When God gave the Torah to the Israelites, He was calling a people out of pagan tribalism. What Western civilization takes for granted as an acceptable moral outlook was big news to a people all too familiar with bizarre practices including child sacrifice, bestiality, murder, and adultery among other sordid behaviors. The Israelites didn’t receive God’s Torah as a Dummies’ guidebook for casual reading or as a series of laws to live by or perish. Torah is the guidebook that supports the calling God gave to Abraham to be set apart as a living example of how good a relationship with God can be. The word “Torah” carries with it the implication of hitting the mark. By divorcing a culturally Jewish faith from its Biblical roots, the Church missed the mark.
Fast-forward 2,000 years to folks like Glenn Beck who are only beginning to understand that politics and religion are mere elements of the culture itself. Christianity has always focused on the elements because it is, in and of itself, elemental: the Church was designed to be only one part of an empire, an amorphous idea that conforms to the desires and ideologies of the culture within which it has been planted. Hence the Presbyterian Church, now well-rooted in the culture of the BDS Movement, can release a politically motivated “congregational study guide” on Zionism that “…takes aim at the ideological, moral and historical foundations of Israel, falsely labeling Zionism ‘Jewish supremacism’ and denying Israel’s very right to exist as a modern nation state.”
Beck highlighted Walt Disney as a major influence on his new “take back the culture” campaign. Chris Queen nailed it on the head when he pointed out:
Walt Disney stood for Judeo-Christian and American values that resonate with so many people — values like faith, optimism and freedom — and he wove these values throughout his animated and live-action films, as well as on television and even at Disneyland.

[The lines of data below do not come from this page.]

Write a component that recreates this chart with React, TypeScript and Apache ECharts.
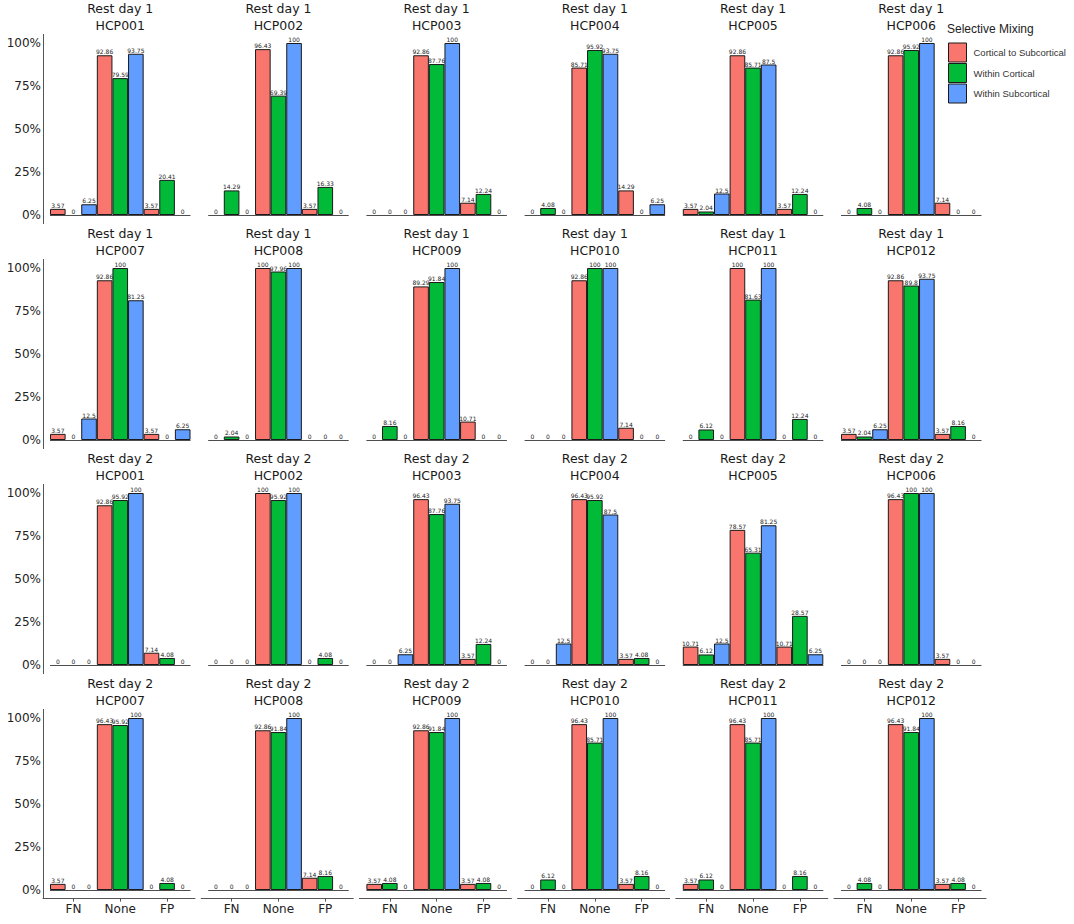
import React, { useEffect, useRef } from "react";
import * as echarts from "echarts";

const categories = ["FN", "None", "FP"];
const seriesNames = ["Cortical to Subcortical", "Within Cortical", "Within Subcortical"];
const seriesColors = ["#F8766D", "#00BA38", "#619CFF"];
const sessionLabels = ["Rest day 1", "Rest day 2"];
const subjectIds = [
  "HCP001", "HCP002", "HCP003", "HCP004", "HCP005", "HCP006",
  "HCP007", "HCP008", "HCP009", "HCP010", "HCP011", "HCP012",
];
const yTickValues = [0, 25, 50, 75, 100];
const legendTitle = "Selective Mixing";

// values per panel: [FN, None, FP]
const corticalToSubcortical = [
  [3.57, 92.86, 3.57], [0, 96.43, 3.57], [0, 92.86, 7.14], [0, 85.71, 14.29], [3.57, 92.86, 3.57], [0, 92.86, 7.14],
  [3.57, 92.86, 3.57], [0, 100, 0], [0, 89.29, 10.71], [0, 92.86, 7.14], [0, 100, 0], [3.57, 92.86, 3.57],
  [0, 92.86, 7.14], [0, 100, 0], [0, 96.43, 3.57], [0, 96.43, 3.57], [10.71, 78.57, 10.71], [0, 96.43, 3.57],
  [3.57, 96.43, 0], [0, 92.86, 7.14], [3.57, 92.86, 3.57], [0, 96.43, 3.57], [3.57, 96.43, 0], [0, 96.43, 3.57],
];
const withinCortical = [
  [0, 79.59, 20.41], [14.29, 69.39, 16.33], [0, 87.76, 12.24], [4.08, 95.92, 0], [2.04, 85.71, 12.24], [4.08, 95.92, 0],
  [0, 100, 0], [2.04, 97.96, 0], [8.16, 91.84, 0], [0, 100, 0], [6.12, 81.63, 12.24], [2.04, 89.8, 8.16],
  [0, 95.92, 4.08], [0, 95.92, 4.08], [0, 87.76, 12.24], [0, 95.92, 4.08], [6.12, 65.31, 28.57], [0, 100, 0],
  [0, 95.92, 4.08], [0, 91.84, 8.16], [4.08, 91.84, 4.08], [6.12, 85.71, 8.16], [6.12, 85.71, 8.16], [4.08, 91.84, 4.08],
];
const withinSubcortical = [
  [6.25, 93.75, 0], [0, 100, 0], [0, 100, 0], [0, 93.75, 6.25], [12.5, 87.5, 0], [0, 100, 0],
  [12.5, 81.25, 6.25], [0, 100, 0], [0, 100, 0], [0, 100, 0], [0, 100, 0], [6.25, 93.75, 0],
  [0, 100, 0], [0, 100, 0], [6.25, 93.75, 0], [12.5, 87.5, 0], [12.5, 81.25, 6.25], [0, 100, 0],
  [0, 100, 0], [0, 100, 0], [0, 100, 0], [0, 100, 0], [0, 100, 0], [0, 100, 0],
];

const seriesValues = [corticalToSubcortical, withinCortical, withinSubcortical];

// layout
const COLS = 6;
const ROWS = 4;
const COL_PITCH = 158.2;
const ROW_PITCH = 225;
const OUTER_LEFT0 = 43;
const OUTER_W = 152;
const INNER_OFF = 7;
const INNER_W = 140.5;
const TOP0 = 34.4; // y of 105
const PANEL_H = 189.2; // -5 .. 105
const Y100_0 = 43;

const FONT = "DejaVu Sans";
const AXIS_COLOR = "#555555";

function buildOption() {
  const grid: any[] = [];
  const xAxis: any[] = [];
  const yAxis: any[] = [];
  const series: any[] = [];
  const graphic: any[] = [];
  const nPanels = COLS * ROWS;

  for (let p = 0; p < nPanels; p++) {
    const r = Math.floor(p / COLS);
    const c = p % COLS;
    const outerLeft = OUTER_LEFT0 + COL_PITCH * c;
    const top = TOP0 + ROW_PITCH * r;
    grid.push({ left: outerLeft + INNER_OFF, top, width: INNER_W, height: PANEL_H });
    xAxis.push({
      type: "category",
      gridIndex: p,
      data: categories,
      boundaryGap: true,
      axisLine: { show: false, onZero: false },
      axisTick: { show: r === ROWS - 1, length: 3, alignWithLabel: true, lineStyle: { color: AXIS_COLOR } },
      axisLabel: { show: r === ROWS - 1, fontSize: 12, color: "#222", fontFamily: FONT, margin: 4 },
      splitLine: { show: false },
    });
    yAxis.push({ type: "value", gridIndex: p, min: -5, max: 105, show: false });

    for (let s = 0; s < 3; s++) {
      const vals = seriesValues[s][p];
      series.push({
        type: "bar",
        name: seriesNames[s],
        xAxisIndex: p,
        yAxisIndex: p,
        barGap: "0%",
        barCategoryGap: "0%",
        data: vals.map((v) => (v === 0 ? { value: 0, itemStyle: { borderWidth: 0 } } : v)),
        itemStyle: { color: seriesColors[s], borderColor: "#1a1a1a", borderWidth: 1 },
        label: {
          show: true,
          position: "top",
          distance: 0.5,
          fontSize: 6,
          color: "#222",
          fontFamily: FONT,
          formatter: (d: any) => String(d.value),
        },
        markLine:
          s === 0
            ? {
                silent: true,
                symbol: ["none", "none"],
                label: { show: false },
                lineStyle: { color: "#4d4d4d", width: 1, type: "solid" },
                emphasis: { disabled: true },
                data: [{ yAxis: 0 }],
              }
            : undefined,
      });
    }

    const cx = outerLeft + INNER_OFF + INNER_W / 2;
    const y100 = Y100_0 + ROW_PITCH * r;
    graphic.push({
      type: "text",
      x: cx,
      y: y100 - 35,
      style: {
        text: sessionLabels[Math.floor(p / 12)],
        fill: "#1a1a1a",
        fontSize: 12.5,
        fontFamily: FONT,
        align: "center",
        verticalAlign: "middle",
      },
    });
    graphic.push({
      type: "text",
      x: cx,
      y: y100 - 18,
      style: {
        text: subjectIds[p % 12],
        fill: "#1a1a1a",
        fontSize: 12.5,
        fontFamily: FONT,
        align: "center",
        verticalAlign: "middle",
      },
    });
  }

  // outer grids for the axis lines (left column y axis, bottom row x axis)
  for (let p = 0; p < nPanels; p++) {
    const r = Math.floor(p / COLS);
    const c = p % COLS;
    if (!(c === 0 || r === ROWS - 1)) continue;
    const gi = grid.length;
    grid.push({
      left: OUTER_LEFT0 + COL_PITCH * c,
      top: TOP0 + ROW_PITCH * r,
      width: OUTER_W,
      height: PANEL_H,
    });
    xAxis.push({
      type: "category",
      gridIndex: gi,
      data: categories,
      axisLine: { show: r === ROWS - 1, onZero: false, lineStyle: { color: AXIS_COLOR, width: 1 } },
      axisTick: { show: false },
      axisLabel: { show: false },
      splitLine: { show: false },
    });
    yAxis.push({
      type: "value",
      gridIndex: gi,
      min: -5,
      max: 105,
      axisLine: { show: c === 0, onZero: false, lineStyle: { color: AXIS_COLOR, width: 1 } },
      axisTick: { show: false },
      axisLabel: {
        show: c === 0,
        customValues: yTickValues,
        formatter: (v: number) => v + "%",
        fontSize: 12,
        color: "#222",
        fontFamily: FONT,
        margin: 2,
      },
      splitLine: { show: false },
    });
  }

  graphic.push({
    type: "text",
    x: 947,
    y: 29,
    style: {
      text: legendTitle,
      fill: "#222",
      fontSize: 12,
      fontFamily: "Liberation Sans",
      align: "left",
      verticalAlign: "middle",
    },
  });

  return {
    animation: false,
    backgroundColor: "#ffffff",
    grid,
    xAxis,
    yAxis,
    series,
    graphic,
    legend: {
      data: seriesNames,
      orient: "vertical",
      left: 948,
      top: 42.5,
      padding: 0,
      itemWidth: 18,
      itemHeight: 19,
      itemGap: 0.5,
      icon: "rect",
      selectedMode: false,
      itemStyle: { borderColor: "#1a1a1a", borderWidth: 1 },
      textStyle: { fontSize: 9.5, color: "#333", fontFamily: "Liberation Sans", padding: [0, 0, 0, 2] },
    },
  };
}

export default function App() {
  const ref = useRef<HTMLDivElement>(null);
  useEffect(() => {
    if (!ref.current) return;
    const chart = echarts.init(ref.current, undefined, { renderer: "svg" });
    chart.setOption(buildOption() as any);
    return () => chart.dispose();
  }, []);
  return (
    <div
      ref={ref}
      style={{ position: "absolute", left: 0, top: 0, width: 1074, height: 924, background: "#fff" }}
    />
  );
}
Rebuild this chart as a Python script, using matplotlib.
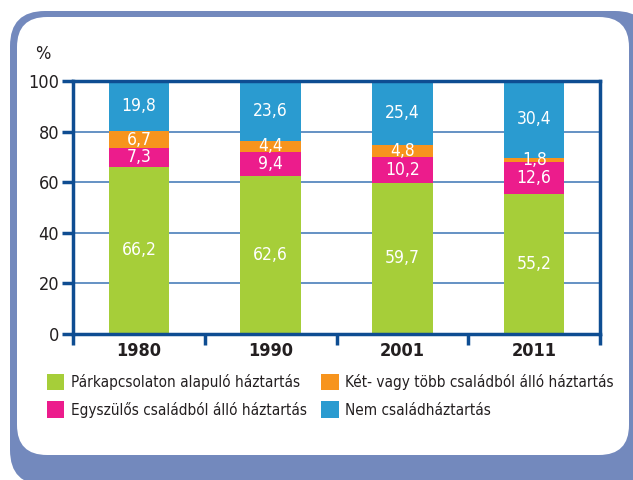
import matplotlib
matplotlib.use("Agg")
import matplotlib.pyplot as plt
from matplotlib.patches import FancyBboxPatch, Patch
from matplotlib.transforms import IdentityTransform
import numpy as np

plt.rcParams['font.family'] = ['DejaVu Sans']
plt.rcParams['font.stretch'] = 'condensed'

years = ['1980', '1990', '2001', '2011']
parkapcsolat = [66.2, 62.6, 59.7, 55.2]
egyszulos = [7.3, 9.4, 10.2, 12.6]
ket_tobb = [6.7, 4.4, 4.8, 1.8]
nem_csalad = [19.8, 23.6, 25.4, 30.4]

series = [parkapcsolat, egyszulos, ket_tobb, nem_csalad]
labels = ['Párkapcsolaton alapuló háztartás',
          'Egyszülős családból álló háztartás',
          'Két- vagy több családból álló háztartás',
          'Nem családháztartás']
colors = ['#a6ce39', '#ec1c8c', '#f7941d', '#2a9bd0']

dark = '#0e4d92'
text_col = '#231f20'

fig = plt.figure(figsize=(6.33, 4.8), dpi=100)

# rounded frame, drawn in pixels
fig.patches.append(FancyBboxPatch((10, -5), 640, 474, boxstyle='round,pad=0,rounding_size=35',
                                  transform=IdentityTransform(), facecolor='#7389bd',
                                  edgecolor='none', zorder=-2))
fig.patches.append(FancyBboxPatch((17, 25), 612, 438, boxstyle='round,pad=0,rounding_size=30',
                                  transform=IdentityTransform(), facecolor='white',
                                  edgecolor='none', zorder=-1))

ax = fig.add_axes([73 / 633, 1 - 334 / 480, (600 - 73) / 633, (334 - 81) / 480])
ax.set_facecolor('none')
ax.set_zorder(2)

x = np.arange(len(years))
bottom = np.zeros(len(years))
for vals, col in zip(series, colors):
    ax.bar(x, vals, width=0.46, bottom=bottom, color=col, zorder=2)
    for xi, b, v in zip(x, bottom, vals):
        ax.text(xi, b + v / 2, f'{v:.1f}'.replace('.', ','), ha='center', va='center',
                color='white', fontsize=12.5, zorder=3)
    bottom += np.array(vals)

ax.set_xlim(-0.5, 3.5)
ax.set_ylim(0, 100)
ax.set_yticks([0, 20, 40, 60, 80, 100])
ax.grid(axis='y', color='#4a7fba', linewidth=1.2, zorder=1)

ax.set_xticks(np.arange(-0.5, 4, 1))
ax.set_xticklabels([])
ax.set_xticks(x, minor=True)
ax.set_xticklabels(years, minor=True, fontsize=13, fontweight='bold', color=text_col)
ax.tick_params(axis='x', which='major', direction='out', length=8, width=2.5, color=dark)
ax.tick_params(axis='x', which='minor', length=0, pad=6)
ax.tick_params(axis='y', direction='out', length=8, width=2.5, color=dark,
               labelsize=13, labelcolor=text_col, pad=2)

for s in ax.spines.values():
    s.set_color(dark)
    s.set_linewidth(2.5)

fig.text(35 / 633, 1 - 54 / 480, '%', fontsize=13, color=text_col, va='center', ha='left')

handles = [Patch(facecolor=c, edgecolor='none') for c in colors]
fig.legend(handles, labels, ncol=2, loc='upper left', bbox_to_anchor=(33 / 633, 1 - 360 / 480),
           frameon=False, fontsize=11, handlelength=1.15, handleheight=1.3,
           handletextpad=0.45, labelspacing=0.7, columnspacing=0.9, labelcolor=text_col)

fig.savefig('out.png', dpi=100)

The kind of nostalgia Beck needs isn’t going to be found in the resurrection of 1940s pop culture. It is a values-based longing that goes deeper, to the source of the Greatest Generation’s moral imperative: The Bible. If he can dig back that far, Beck’s nostalgia may achieve the authenticity it so desperately needs in order to succeed:
Nostalgia has a lost history that might be recovered in order to move forward. If it once made us sick; might it sometimes make us better? …We want something larger than ourselves and before ourselves, a chance to contemplate our irrecoverable past times… If our nostalgic longings might be reconceived as memory with its critical healing powers restored, in other words, as the working through of what we have lost, then nostalgia may yet prove a condition worth having.
If Beck and his Christian counterparts want to revive America, they need to start by learning from Rome’s mistakes, lest they get caught fiddling with pop culture nostalgia while the West goes up in flames.